Summer of 69′
Summer of ‘69
God the air smelled good that day!
It was the summer of 1969. The potato buds were beginning to flower and the world was painted in full bloom greens and vivid sky blues.
I had a newly minted learner’s permit and was piloting my Mom’s Mustang down Lumber Lane toward the ocean in Bridgehampton. It was a straight six automatic, nothing sexy, but that didn’t matter. At that moment it was as good as any Ferrari. WLNG was softly playing “Surfer Girl”. I was taking myself surfing at Cameron, for the first time, and all was right with the world.
I smiled as I passed one of the first houses put down in the vast fields which linked the ocean to the bays. What an idiot, I thought, sticking your house in a farm field. Over the coming years it became clear who the idiot was and who the visionaries would be proven to be. Today I’m happy that my children have any fields left to gaze upon.
I carefully unloaded my ten foot, fifty pound pride and joy. It was a bright orange Malibu Custom surfboard. I’d bought it on the radio program “Swap and Shop” for fifty bucks.
All boards of that era were big, but the Malibu was big and crude. I eventually sold it to a surf shop as a piece of history for five hundred dollars, but that’s a different story which wouldn’t occur for decades.
The Mecox Bay cut was open and the waves had decent size with shape. Being one of the new kids I respectfully took my place on the edge of the lineup. There I sat with everyone else on our long cumbersome shapes of foam and fiberglass. Eventually everyone began noticing two surfers making their way out. One was Jimmy Spooner the other Jack Bell, both hot local surfers.

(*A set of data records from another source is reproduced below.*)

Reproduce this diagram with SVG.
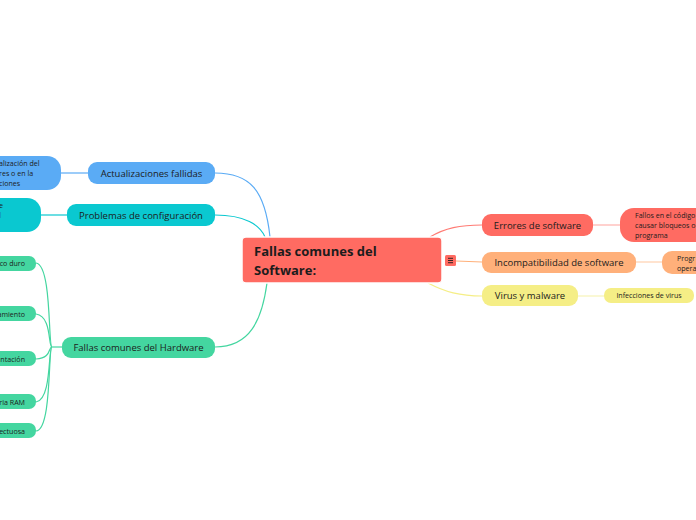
<svg xmlns="http://www.w3.org/2000/svg" width="696" height="520" viewBox="0 0 696 520">
<style>
text{font-family:"Open Sans","Noto Sans","Liberation Sans",sans-serif;fill:#1c1c1c}
.b{font-size:9.5px;text-anchor:middle}
.l{font-size:7.1px}
.lc{font-size:7.1px;text-anchor:middle}
.c{font-size:13px;font-weight:bold}
.cn{fill:none;stroke-width:1.2}
</style>
<rect width="696" height="520" fill="#ffffff"/>
<g id="connectors">
<path class="cn" stroke="#5aabf5" d="M215,173 C250,173 265,190 270,237"/>
<path class="cn" stroke="#0ac8d0" d="M215,215 C245,215 260,225 265,237"/>
<path class="cn" stroke="#44d6a0" d="M215,347 C250,347 262,320 267,283"/>
<path class="cn" stroke="#5aabf5" d="M61,173 L88,173"/>
<path class="cn" stroke="#0ac8d0" d="M41,215 L67,215"/>
<path class="cn" stroke="#44d6a0" d="M62,347 L52,347"/>
<path class="cn" stroke="#44d6a0" d="M52,347 C48,347 52,265 36,263"/>
<path class="cn" stroke="#44d6a0" d="M52,347 C48,347 52,316 36,314"/>
<path class="cn" stroke="#44d6a0" d="M52,347 C48,347 52,358 36,359"/>
<path class="cn" stroke="#44d6a0" d="M52,347 C48,347 52,400 36,402"/>
<path class="cn" stroke="#44d6a0" d="M52,347 C48,347 52,430 36,431"/>
<path class="cn" stroke="#ff7b74" d="M430,237 C445,228 460,225 482,225"/>
<path class="cn" stroke="#ffb07a" d="M456,261 L482,262"/>
<path class="cn" stroke="#f5ee86" d="M428,283 C445,292 460,296 482,296"/>
<path class="cn" stroke="#ffb3ae" d="M593,225 L620,225"/>
<path class="cn" stroke="#ffd0b0" d="M636,262 L662,262"/>
<path class="cn" stroke="#f7f3b8" d="M578,296 L604,296"/>
</g>
<g id="center">
<rect x="242" y="237" width="200" height="46" rx="4" fill="#ff6b62" stroke="#ffffff" stroke-width="1.5"/>
<text class="c" x="254" y="256">Fallas comunes del</text>
<text class="c" x="254" y="275">Software:</text>
</g>
<g id="icon">
<rect x="445" y="255" width="11" height="11" rx="1.5" fill="#ff6b62"/>
<path d="M448,258.3 H453 M448,260.5 H453 M448,262.7 H453" stroke="#1c1c1c" stroke-width="0.9"/>
</g>
<g id="actualizaciones">
<rect x="88" y="162" width="127" height="22" rx="9" fill="#5aabf5"/>
<text class="b" x="151.5" y="176.5">Actualizaciones fallidas</text>
</g>
<g id="actualizaciones-leaf">
<rect x="-40" y="156" width="101" height="34" rx="14" fill="#5aabf5"/>
<text class="l" x="-1" y="166">alización del</text>
<text class="l" x="-1" y="176">res o en la</text>
<text class="l" x="-1" y="186">ciones</text>
</g>
<g id="configuracion">
<rect x="67" y="204" width="148" height="22" rx="9" fill="#0ac8d0"/>
<text class="b" x="141" y="218.5">Problemas de configuración</text>
</g>
<g id="configuracion-leaf">
<rect x="-40" y="198" width="81" height="34" rx="14" fill="#0ac8d0"/>
<text class="l" x="-1" y="208">e</text>
<text class="l" x="-1" y="218">l</text>
</g>
<g id="hardware">
<rect x="62" y="337" width="153" height="21" rx="9" fill="#44d6a0"/>
<text class="b" x="138.5" y="351">Fallas comunes del Hardware</text>
</g>
<g id="hw-leaf-1">
<rect x="-40" y="256" width="76" height="15" rx="7" fill="#44d6a0"/>
<text class="l" x="25" y="266" text-anchor="end">co duro</text>
</g>
<g id="hw-leaf-2">
<rect x="-40" y="306" width="76" height="15" rx="7" fill="#44d6a0"/>
<text class="l" x="25" y="316.5" text-anchor="end">amiento</text>
</g>
<g id="hw-leaf-3">
<rect x="-40" y="351" width="76" height="15" rx="7" fill="#44d6a0"/>
<text class="l" x="25" y="361.5" text-anchor="end">ntación</text>
</g>
<g id="hw-leaf-4">
<rect x="-40" y="394" width="76" height="15" rx="7" fill="#44d6a0"/>
<text class="l" x="25" y="404.5" text-anchor="end">ria RAM</text>
</g>
<g id="hw-leaf-5">
<rect x="-40" y="423" width="76" height="15" rx="7" fill="#44d6a0"/>
<text class="l" x="25" y="433.5" text-anchor="end">ectuosa</text>
</g>
<g id="errores">
<rect x="482" y="214" width="111" height="22" rx="9" fill="#ff6b62"/>
<text class="b" x="537.5" y="228.5">Errores de software</text>
</g>
<g id="errores-leaf">
<rect x="620" y="208" width="110" height="34" rx="14" fill="#ff6b62"/>
<text class="l" x="635" y="218">Fallos en el código</text>
<text class="l" x="635" y="228">causar bloqueos o</text>
<text class="l" x="635" y="238">programa</text>
</g>
<g id="incompatibilidad">
<rect x="482" y="252" width="154" height="21" rx="9" fill="#ffb07a"/>
<text class="b" x="559" y="266">Incompatibilidad de software</text>
</g>
<g id="incompatibilidad-leaf">
<rect x="662" y="251" width="70" height="23" rx="10" fill="#ffb07a"/>
<text class="l" x="677" y="261">Progr</text>
<text class="l" x="677" y="271">opera</text>
</g>
<g id="virus">
<rect x="482" y="285" width="96" height="21" rx="9" fill="#f5ee86"/>
<text class="b" x="530" y="299">Virus y malware</text>
</g>
<g id="virus-leaf">
<rect x="604" y="288" width="90" height="15" rx="7" fill="#f5ee86"/>
<text class="lc" x="649" y="298">Infecciones de virus</text>
</g>
</svg>
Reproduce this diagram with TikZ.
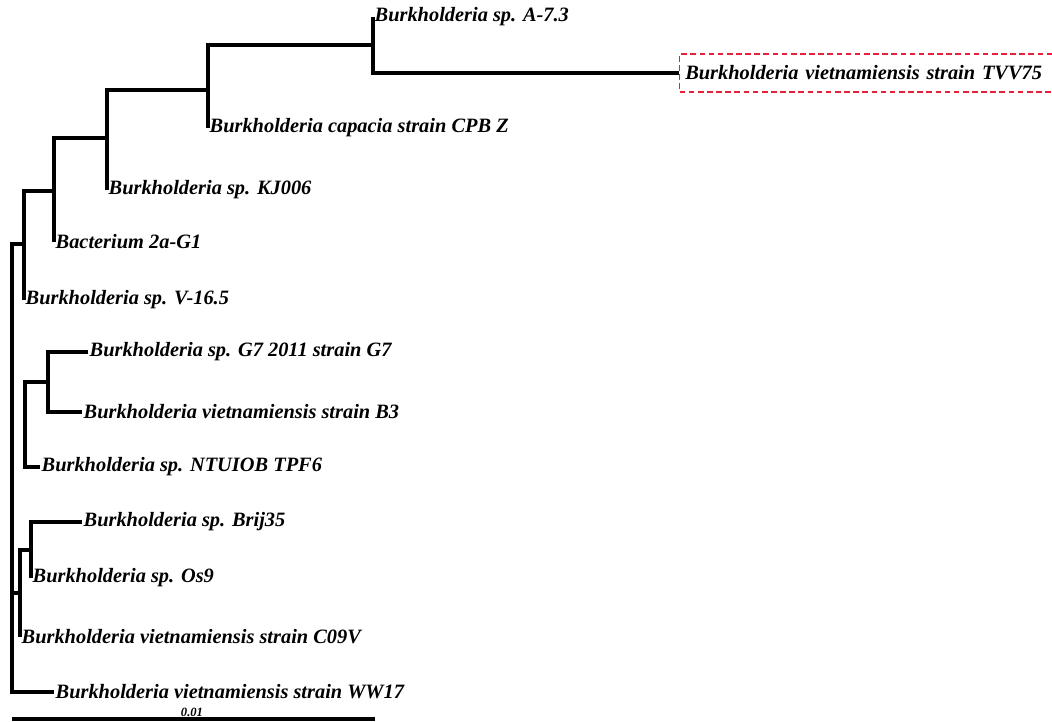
\documentclass[tikz,border=0pt]{standalone}
\usepackage{xcolor}
\usepackage{fontspec}
\setmainfont{Liberation Serif}
\usepackage{tikz}
\definecolor{boxred}{RGB}{232,30,58}

\begin{document}
\begin{tikzpicture}[
    branch/.style={line width=2.3pt},
    taxon/.style={anchor=west, inner sep=1pt, font=\bfseries\itshape\fontsize{14.5}{17}\selectfont},
    scalelabel/.style={inner sep=0pt, font=\bfseries\itshape\fontsize{9}{10}\selectfont}
    ]
    \useasboundingbox (0,0) rectangle (26.3,-18.05);
    \clip (0,0) rectangle (26.3,-18.05);
    \coordinate (nRoot) at (0.3,-6.1);
    \coordinate (nA) at (0.6,-6.1);
    \coordinate (nB) at (1.35,-4.775);
    \coordinate (nC) at (2.675,-3.45);
    \coordinate (nD) at (5.2,-2.25);
    \coordinate (nE) at (9.325,-1.125);
    \coordinate (nF) at (0.625,-10.625);
    \coordinate (nG) at (1.2,-9.55);
    \coordinate (nH) at (0.5,-14.825);
    \coordinate (nI) at (0.775,-13.75);
    \node[taxon] (a73) at (9.325,-0.425) {Burkholderia sp. A-7.3};
    \node[taxon, draw=boxred, line width=0.9pt, dash pattern=on 4pt off 2.5pt,
        inner xsep=4pt, minimum height=0.95cm, text width=9.5cm, align=left]
        (tvv) at (16.975,-1.825) {Burkholderia vietnamiensis strain TVV75};
    \node[taxon] (capacia) at (5.2,-3.2) {Burkholderia capacia strain CPB Z};
    \node[taxon] (kj006) at (2.675,-4.75) {Burkholderia sp. KJ006};
    \node[taxon] (bact) at (1.35,-6.05) {Bacterium 2a-G1};
    \node[taxon] (v165) at (0.6,-7.5) {Burkholderia sp. V-16.5};
    \node[taxon] (g7) at (2.2,-8.8) {Burkholderia sp. G7 2011 strain G7};
    \node[taxon] (b3) at (2.05,-10.3) {Burkholderia vietnamiensis strain B3};
    \node[taxon] (tpf6) at (1.0,-11.675) {Burkholderia sp. NTUIOB TPF6};
    \node[taxon] (brij) at (2.05,-13.05) {Burkholderia sp. Brij35};
    \node[taxon] (os9) at (0.775,-14.45) {Burkholderia sp. Os9};
    \node[taxon] (c09v) at (0.5,-15.925) {Burkholderia vietnamiensis strain C09V};
    \node[taxon] (ww17) at (1.35,-17.3) {Burkholderia vietnamiensis strain WW17};
    \draw[branch] (a73.west) -| (nE) |- (tvv.west);
    \draw[branch] (nE) -| (nD) |- (capacia.west);
    \draw[branch] (nD) -| (nC) |- (kj006.west);
    \draw[branch] (nC) -| (nB) |- (bact.west);
    \draw[branch] (nB) -| (nA) |- (v165.west);
    \draw[branch] (g7.west) -| (nG) |- (b3.west);
    \draw[branch] (nG) -| (nF) |- (tpf6.west);
    \draw[branch] (brij.west) -| (nI) |- (os9.west);
    \draw[branch] (nI) -| (nH) |- (c09v.west);
    \draw[branch] (nA) -| (nRoot) |- (ww17.west);
    \draw[branch] (nH) -- (nRoot |- nH);
    \coordinate (bar0) at (0.3,-17.975);
    \coordinate (bar1) at (9.375,-17.975);
    \draw[line width=3pt] (bar0) -- (bar1);
    \node[scalelabel] (scl) at (4.8,-17.82) {0.01};
\end{tikzpicture}
\end{document}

It was not the surfers that captivated us; it was what they were paddling. Their boards were half the size and weight of anything in the water. I later learned the boards were called Skis and had been shaped by a dude named Dewey Weber from California. All I knew at the time was that surfing was about to radically change. The maneuverability and speed of these new wave riding vehicles was extraordinary. Jimmy and Jack carved circles around us. I remember likening the new boards to Flexible Flyer snow sleighs. They seemed that compact.
The freedom these new boards provided was a joy to behold. The waves became the canvas and Jimmy and Jack drew the pictures. The lines were so smooth, so artistic. The graceful bottom turns and arching cut backs became forceful expositions of self expression. The art of surfing was redefined for me.

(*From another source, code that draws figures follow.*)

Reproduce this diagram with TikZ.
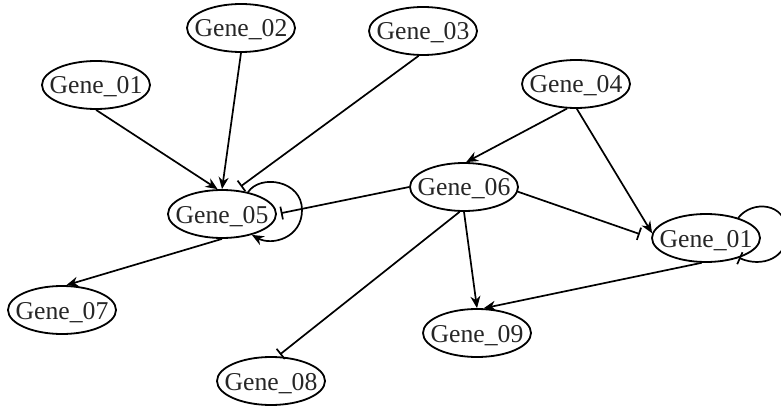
\documentclass[tikz,border=0pt]{standalone}
\usepackage{fontspec}
\setmainfont{Liberation Serif}
\usetikzlibrary{shapes.geometric,arrows.meta}
\begin{document}
\begin{tikzpicture}[x=1pt,y=-1pt,
  gene/.style={ellipse,draw,line width=1.8pt,minimum width=108pt,minimum height=48pt,
    inner sep=0pt,text height=20pt,text depth=2pt,
    font=\fontsize{25.7}{28}\selectfont,text=black!85},
  act/.style={line width=1.7pt,-{Stealth[length=12pt,width=10pt]}},
  inh/.style={line width=1.7pt,-{Bar[width=13pt,line width=1.7pt]}},
]
\useasboundingbox (0,0) rectangle (781,406);

% genes
\node[gene] (g01a) at (96,85)  {\makebox[0pt]{Gene\_01}};
\node[gene] (g02)  at (241,28) {\makebox[0pt]{Gene\_02}};
\node[gene] (g03)  at (423,31) {\makebox[0pt]{Gene\_03}};
\node[gene] (g04)  at (576,84) {\makebox[0pt]{Gene\_04}};
\node[gene] (g06)  at (464,187) {\makebox[0pt]{Gene\_06}};
\node[gene] (g05)  at (222,214) {\makebox[0pt]{Gene\_05}};
\node[gene] (g01b) at (706,238) {\makebox[0pt]{Gene\_01}};
\node[gene] (g07)  at (62,310) {\makebox[0pt]{Gene\_07}};
\node[gene] (g09)  at (477,333) {\makebox[0pt]{Gene\_09}};
\node[gene] (g08)  at (271,381) {\makebox[0pt]{Gene\_08}};

% activations
\draw[act] (g01a.south) -- (g05.100);
\draw[act] (g02.south) -- (g05.north);
\draw[act] (g05.south) -- (g07.80);
\draw[act] (g04.-110) -- (g06.85);
\draw[act] (g04.-88) -- (g01b.175);
\draw[act] (g06.-90) -- (g09.north);
\draw[act] (g01b.-100) -- (g09.75);
\draw[act] (g05.40) .. controls (260,174) and (302,180) .. (302,210)
  .. controls (302,238) and (272,246) .. (g05.-35);

% inhibitions
\draw[inh,shorten >=6pt] (g03.-100) -- (g05.60);
\draw[inh,shorten >=4pt] (g06.west) -- (g05.east);
\draw[inh,shorten >=12pt] (g06.-5) -- (g01b.west);
\draw[inh,shorten >=3pt] (g06.-100) -- (g08.75);
\draw[inh] (g01b.32) .. controls (752,200) and (786,202) .. (787,232)
  .. controls (788,258) and (762,268) .. (g01b.-31);
\end{tikzpicture}
\end{document}
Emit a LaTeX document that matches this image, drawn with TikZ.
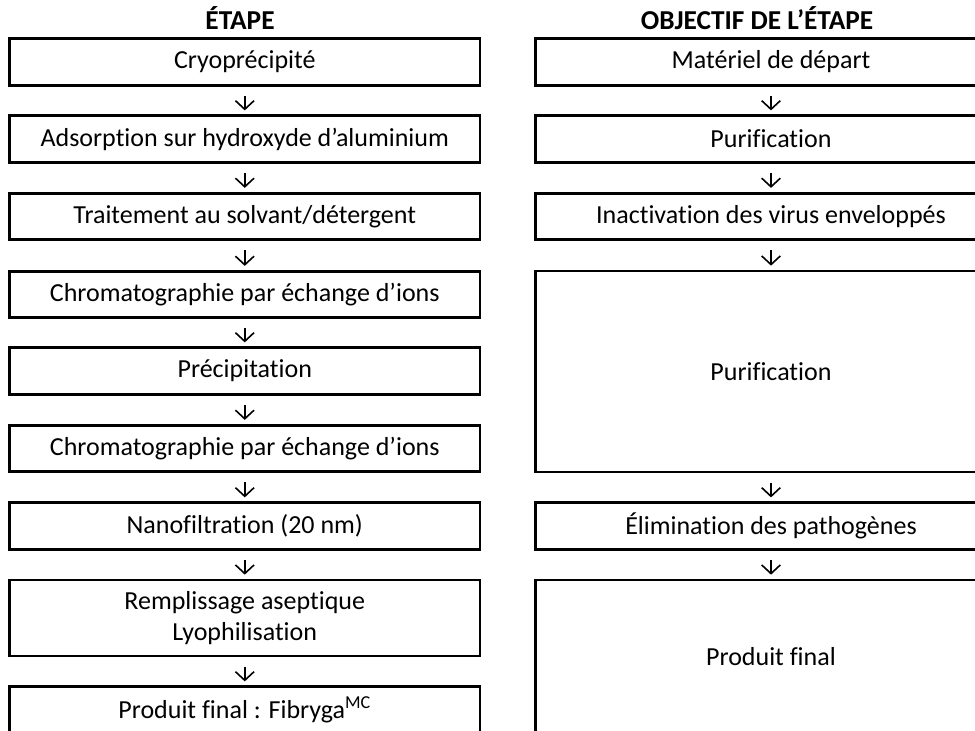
\documentclass[tikz,border=0pt]{standalone}
\usepackage{fontspec}
\setmainfont{Carlito}[Ligatures={NoCommon,NoContextual}]
\usetikzlibrary{arrows.meta,positioning}
\tikzset{
  every node/.style={font=\fontsize{19.5}{23}\selectfont,inner sep=0pt},
  head/.style={font=\bfseries\fontsize{20.5}{24}\selectfont},
  stage/.style={draw,line width=2pt,minimum width=352.9pt,minimum height=34.9pt,align=center},
  flowarrow/.style={-{Straight Barb[length=6.5pt,width=14pt,line width=1.2pt]},line width=1.2pt,shorten <=7pt,shorten >=3pt},
}

\begin{document}
\begin{tikzpicture}[x=.75pt,y=-.75pt]
\path[use as bounding box] (0,0) rectangle (975,731);
\clip (0,0) rectangle (975,731);
\node[head] (hstage) at (240,18) {ÉTAPE};
\node[head] (hgoal) at (757,18) {OBJECTIF DE L’ÉTAPE};
% Left column: process steps
\node[stage] (s1) at (244.75,62) {Cryoprécipité};
\node[stage] (s2) at (244.75,139) {Adsorption sur hydroxyde d’aluminium};
\node[stage] (s3) at (244.75,216.5) {Traitement au solvant/détergent};
\node[stage] (s4) at (244.75,294.5) {Chromatographie par échange d’ions};
\node[stage] (s5) at (244.75,371) {Précipitation};
\node[stage] (s6) at (244.75,448.5) {Chromatographie par échange d’ions};
\node[stage] (s7) at (244.75,526) {Nanofiltration (20 nm)};
\node[stage,minimum height=57pt] (s8) at (244.75,618) {Remplissage aseptique\\Lyophilisation};
\node[stage] (s9) at (244.75,710) {Produit final : Fibryga\textsuperscript{MC}};
% Right column: purpose of each step
\node[stage] (g1) at (771,62) {Matériel de départ};
\node[stage] (g2) at (771,139) {Purification};
\node[stage] (g3) at (771,216.5) {Inactivation des virus enveloppés};
\node[stage,minimum height=150.75pt] (g4) at (771,371.5) {Purification};
\node[stage] (g5) at (771,526) {Élimination des pathogènes};
\node[stage,minimum height=115.1pt] (g6) at (771,656.75) {Produit final};
\foreach \a/\b in {s1/s2,s2/s3,s3/s4,s4/s5,s5/s6,s6/s7,s7/s8,s8/s9,g1/g2,g2/g3,g3/g4,g4/g5,g5/g6}
  \draw[flowarrow] (\a) -- (\b);
\end{tikzpicture}
\end{document}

That day signaled for me the beginning of the short board revolution. Never before or since has any era had such accelerated design innovation. It was as if decades of the status quo were gone over night. Boards got shorter and more wildly shaped. They grew two fins then three then four. Nothing was sacred.

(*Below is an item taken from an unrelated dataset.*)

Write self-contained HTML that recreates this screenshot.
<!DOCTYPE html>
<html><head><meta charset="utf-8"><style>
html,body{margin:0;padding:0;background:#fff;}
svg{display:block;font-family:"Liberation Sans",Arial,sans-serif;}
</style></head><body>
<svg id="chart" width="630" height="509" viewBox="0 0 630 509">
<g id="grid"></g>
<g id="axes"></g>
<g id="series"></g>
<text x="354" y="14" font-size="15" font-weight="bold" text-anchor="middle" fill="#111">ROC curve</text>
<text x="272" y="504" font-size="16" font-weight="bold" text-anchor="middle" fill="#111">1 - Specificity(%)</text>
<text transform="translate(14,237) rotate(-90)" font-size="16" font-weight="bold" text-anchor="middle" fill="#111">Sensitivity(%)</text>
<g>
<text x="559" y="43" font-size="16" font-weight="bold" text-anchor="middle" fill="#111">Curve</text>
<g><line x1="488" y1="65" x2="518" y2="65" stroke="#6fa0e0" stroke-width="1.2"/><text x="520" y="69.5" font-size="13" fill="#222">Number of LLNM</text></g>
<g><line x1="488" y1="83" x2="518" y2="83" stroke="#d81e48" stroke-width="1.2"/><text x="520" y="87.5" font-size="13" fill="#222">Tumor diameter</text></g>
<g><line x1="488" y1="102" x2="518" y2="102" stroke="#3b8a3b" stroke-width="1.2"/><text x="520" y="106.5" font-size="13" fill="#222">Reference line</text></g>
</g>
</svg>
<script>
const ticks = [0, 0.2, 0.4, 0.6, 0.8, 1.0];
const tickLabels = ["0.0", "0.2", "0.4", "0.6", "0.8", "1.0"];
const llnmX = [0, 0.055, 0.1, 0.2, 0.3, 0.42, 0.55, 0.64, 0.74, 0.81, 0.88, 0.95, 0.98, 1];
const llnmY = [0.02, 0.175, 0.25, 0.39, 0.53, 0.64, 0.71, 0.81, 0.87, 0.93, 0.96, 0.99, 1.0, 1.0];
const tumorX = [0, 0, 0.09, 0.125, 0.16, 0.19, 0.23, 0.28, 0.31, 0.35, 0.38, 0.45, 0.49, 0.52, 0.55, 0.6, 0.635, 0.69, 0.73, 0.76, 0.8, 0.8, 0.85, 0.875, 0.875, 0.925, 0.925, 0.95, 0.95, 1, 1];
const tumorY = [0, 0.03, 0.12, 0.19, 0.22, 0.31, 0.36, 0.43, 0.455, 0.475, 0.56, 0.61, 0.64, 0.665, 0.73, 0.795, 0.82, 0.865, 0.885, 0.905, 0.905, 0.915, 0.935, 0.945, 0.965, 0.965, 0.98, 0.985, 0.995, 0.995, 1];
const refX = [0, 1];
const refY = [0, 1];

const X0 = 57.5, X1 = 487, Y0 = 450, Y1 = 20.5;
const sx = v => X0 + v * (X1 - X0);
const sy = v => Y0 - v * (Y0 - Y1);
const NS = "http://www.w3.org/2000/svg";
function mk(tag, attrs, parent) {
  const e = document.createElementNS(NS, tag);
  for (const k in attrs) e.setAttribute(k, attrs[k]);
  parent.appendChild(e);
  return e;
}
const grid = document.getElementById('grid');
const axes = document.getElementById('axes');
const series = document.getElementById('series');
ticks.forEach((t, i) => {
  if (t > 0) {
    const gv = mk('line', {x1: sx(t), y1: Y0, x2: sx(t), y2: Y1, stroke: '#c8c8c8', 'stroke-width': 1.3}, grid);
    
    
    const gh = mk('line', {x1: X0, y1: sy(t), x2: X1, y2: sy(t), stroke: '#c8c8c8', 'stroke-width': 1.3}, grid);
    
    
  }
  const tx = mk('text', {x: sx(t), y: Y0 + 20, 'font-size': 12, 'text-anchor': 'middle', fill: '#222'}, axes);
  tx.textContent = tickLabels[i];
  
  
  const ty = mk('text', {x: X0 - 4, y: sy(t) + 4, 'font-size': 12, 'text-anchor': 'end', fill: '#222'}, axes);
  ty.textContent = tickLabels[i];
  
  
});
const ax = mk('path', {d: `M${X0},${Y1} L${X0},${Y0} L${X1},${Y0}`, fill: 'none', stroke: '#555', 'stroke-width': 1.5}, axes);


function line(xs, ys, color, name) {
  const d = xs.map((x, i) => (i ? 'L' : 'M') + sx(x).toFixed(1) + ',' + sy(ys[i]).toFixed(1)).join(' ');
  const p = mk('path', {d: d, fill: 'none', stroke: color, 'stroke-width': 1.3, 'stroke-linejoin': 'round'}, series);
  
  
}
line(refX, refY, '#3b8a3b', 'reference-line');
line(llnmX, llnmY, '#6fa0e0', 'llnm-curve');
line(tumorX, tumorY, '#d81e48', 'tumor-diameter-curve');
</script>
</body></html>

It was also the beginning of a period in which the very fabric of our society
was being changed. Surfboard design was but a small example of the creativity and free thinking. The revolution had already begun a few years earlier, but in 1969 was in full force. It would affect almost every aspect of our lives. From how we dressed, to what we listened to, to what we believed in. It was a time of free expression and exploration.
I often think back to that day. It became a symbol of the wonderful era I grew up in. Everything was being challenged. Everything was up for review. From music to civil rights to sexuality and yes even surfboard technology. No generation has ever gone through as many explosive changes in such a short period. I embraced it all. Hell I went through puberty during the Summer of Love, confusing but all good!
I felt we were moving to a better more enlightened place as a human race. We were becoming a kinder more understanding society. All you need is Love became the mantra. Yes we had Vietnam and Kent State and the Chicago Convention. Yes we had already lost Martin and two Kennedys and would soon loss Janis and Jimmy and Morrisson. They were all part of incredible strains and stresses we were causing and experiencing. Change is never easy.